Brief: Write out the material exactly, leaving every picture behind.

** start of Information provided **

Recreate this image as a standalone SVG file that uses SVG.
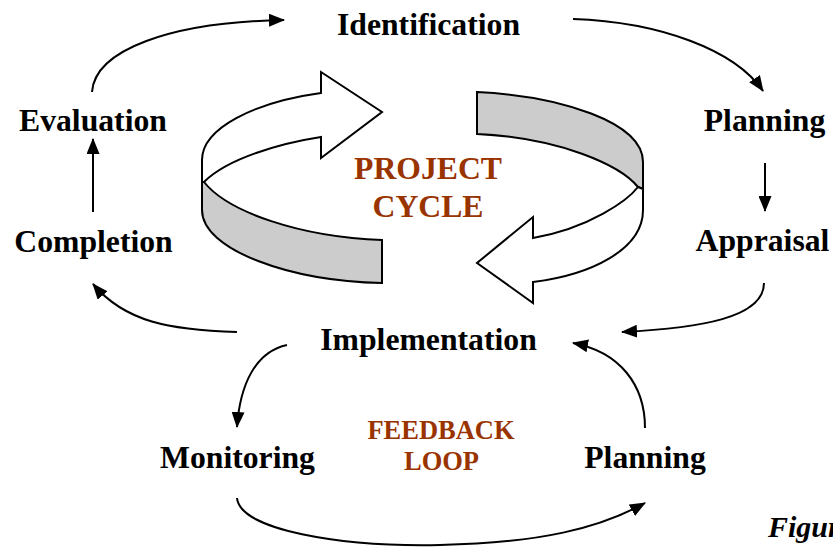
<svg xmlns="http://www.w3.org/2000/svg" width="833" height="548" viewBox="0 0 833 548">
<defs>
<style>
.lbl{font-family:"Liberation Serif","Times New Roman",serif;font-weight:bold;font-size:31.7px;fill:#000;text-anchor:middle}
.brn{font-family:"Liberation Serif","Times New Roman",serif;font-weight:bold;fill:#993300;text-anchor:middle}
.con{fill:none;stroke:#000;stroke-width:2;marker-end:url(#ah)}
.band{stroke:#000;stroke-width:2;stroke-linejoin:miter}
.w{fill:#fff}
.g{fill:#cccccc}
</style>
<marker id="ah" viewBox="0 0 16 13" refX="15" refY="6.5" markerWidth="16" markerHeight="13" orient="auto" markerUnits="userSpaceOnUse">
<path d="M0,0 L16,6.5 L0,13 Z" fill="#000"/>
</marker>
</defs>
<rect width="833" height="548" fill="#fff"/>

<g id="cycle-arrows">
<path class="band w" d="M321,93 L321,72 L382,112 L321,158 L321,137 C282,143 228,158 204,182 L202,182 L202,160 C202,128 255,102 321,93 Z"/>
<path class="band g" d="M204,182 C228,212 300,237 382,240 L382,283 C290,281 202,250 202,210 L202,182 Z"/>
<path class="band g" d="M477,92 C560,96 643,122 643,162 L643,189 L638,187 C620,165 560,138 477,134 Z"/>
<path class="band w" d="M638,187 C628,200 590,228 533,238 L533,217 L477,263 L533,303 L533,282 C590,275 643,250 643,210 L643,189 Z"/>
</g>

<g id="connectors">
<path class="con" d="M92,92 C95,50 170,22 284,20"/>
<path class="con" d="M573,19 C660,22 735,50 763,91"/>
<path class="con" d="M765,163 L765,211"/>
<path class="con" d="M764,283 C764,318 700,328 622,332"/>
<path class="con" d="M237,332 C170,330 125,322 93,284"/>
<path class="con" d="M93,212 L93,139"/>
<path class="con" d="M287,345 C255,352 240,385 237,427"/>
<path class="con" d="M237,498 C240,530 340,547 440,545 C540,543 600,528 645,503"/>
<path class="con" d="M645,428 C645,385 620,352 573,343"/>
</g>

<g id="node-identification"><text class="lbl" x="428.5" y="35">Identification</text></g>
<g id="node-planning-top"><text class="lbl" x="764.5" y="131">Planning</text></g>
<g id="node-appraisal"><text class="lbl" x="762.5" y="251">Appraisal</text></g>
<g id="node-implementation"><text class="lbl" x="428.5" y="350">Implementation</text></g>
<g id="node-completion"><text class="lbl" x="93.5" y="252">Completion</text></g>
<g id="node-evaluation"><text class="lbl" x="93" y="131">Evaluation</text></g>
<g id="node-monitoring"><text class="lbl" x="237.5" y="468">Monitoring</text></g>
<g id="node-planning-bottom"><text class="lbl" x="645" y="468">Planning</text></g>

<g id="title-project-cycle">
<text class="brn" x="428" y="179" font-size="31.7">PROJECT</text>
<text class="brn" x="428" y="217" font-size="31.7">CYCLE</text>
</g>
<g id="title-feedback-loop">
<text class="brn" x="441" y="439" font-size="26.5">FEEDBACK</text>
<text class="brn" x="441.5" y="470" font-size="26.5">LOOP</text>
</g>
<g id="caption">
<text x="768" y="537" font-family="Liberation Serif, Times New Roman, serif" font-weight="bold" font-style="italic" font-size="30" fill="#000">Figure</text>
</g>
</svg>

** end of Information provided **

Task solution:
Recreate this image as a standalone SVG file that uses SVG.
<svg xmlns="http://www.w3.org/2000/svg" width="833" height="548" viewBox="0 0 833 548">
<defs>
<style>
.lbl{font-family:"Liberation Serif","Times New Roman",serif;font-weight:bold;font-size:31.7px;fill:#000;text-anchor:middle}
.brn{font-family:"Liberation Serif","Times New Roman",serif;font-weight:bold;fill:#993300;text-anchor:middle}
.con{fill:none;stroke:#000;stroke-width:2;marker-end:url(#ah)}
.band{stroke:#000;stroke-width:2;stroke-linejoin:miter}
.w{fill:#fff}
.g{fill:#cccccc}
</style>
<marker id="ah" viewBox="0 0 16 13" refX="15" refY="6.5" markerWidth="16" markerHeight="13" orient="auto" markerUnits="userSpaceOnUse">
<path d="M0,0 L16,6.5 L0,13 Z" fill="#000"/>
</marker>
</defs>
<rect width="833" height="548" fill="#fff"/>

<g id="cycle-arrows">
<path class="band w" d="M321,93 L321,72 L382,112 L321,158 L321,137 C282,143 228,158 204,182 L202,182 L202,160 C202,128 255,102 321,93 Z"/>
<path class="band g" d="M204,182 C228,212 300,237 382,240 L382,283 C290,281 202,250 202,210 L202,182 Z"/>
<path class="band g" d="M477,92 C560,96 643,122 643,162 L643,189 L638,187 C620,165 560,138 477,134 Z"/>
<path class="band w" d="M638,187 C628,200 590,228 533,238 L533,217 L477,263 L533,303 L533,282 C590,275 643,250 643,210 L643,189 Z"/>
</g>

<g id="connectors">
<path class="con" d="M92,92 C95,50 170,22 284,20"/>
<path class="con" d="M573,19 C660,22 735,50 763,91"/>
<path class="con" d="M765,163 L765,211"/>
<path class="con" d="M764,283 C764,318 700,328 622,332"/>
<path class="con" d="M237,332 C170,330 125,322 93,284"/>
<path class="con" d="M93,212 L93,139"/>
<path class="con" d="M287,345 C255,352 240,385 237,427"/>
<path class="con" d="M237,498 C240,530 340,547 440,545 C540,543 600,528 645,503"/>
<path class="con" d="M645,428 C645,385 620,352 573,343"/>
</g>

<g id="node-identification"><text class="lbl" x="428.5" y="35">Identification</text></g>
<g id="node-planning-top"><text class="lbl" x="764.5" y="131">Planning</text></g>
<g id="node-appraisal"><text class="lbl" x="762.5" y="251">Appraisal</text></g>
<g id="node-implementation"><text class="lbl" x="428.5" y="350">Implementation</text></g>
<g id="node-completion"><text class="lbl" x="93.5" y="252">Completion</text></g>
<g id="node-evaluation"><text class="lbl" x="93" y="131">Evaluation</text></g>
<g id="node-monitoring"><text class="lbl" x="237.5" y="468">Monitoring</text></g>
<g id="node-planning-bottom"><text class="lbl" x="645" y="468">Planning</text></g>

<g id="title-project-cycle">
<text class="brn" x="428" y="179" font-size="31.7">PROJECT</text>
<text class="brn" x="428" y="217" font-size="31.7">CYCLE</text>
</g>
<g id="title-feedback-loop">
<text class="brn" x="441" y="439" font-size="26.5">FEEDBACK</text>
<text class="brn" x="441.5" y="470" font-size="26.5">LOOP</text>
</g>
<g id="caption">
<text x="768" y="537" font-family="Liberation Serif, Times New Roman, serif" font-weight="bold" font-style="italic" font-size="30" fill="#000">Figure</text>
</g>
</svg>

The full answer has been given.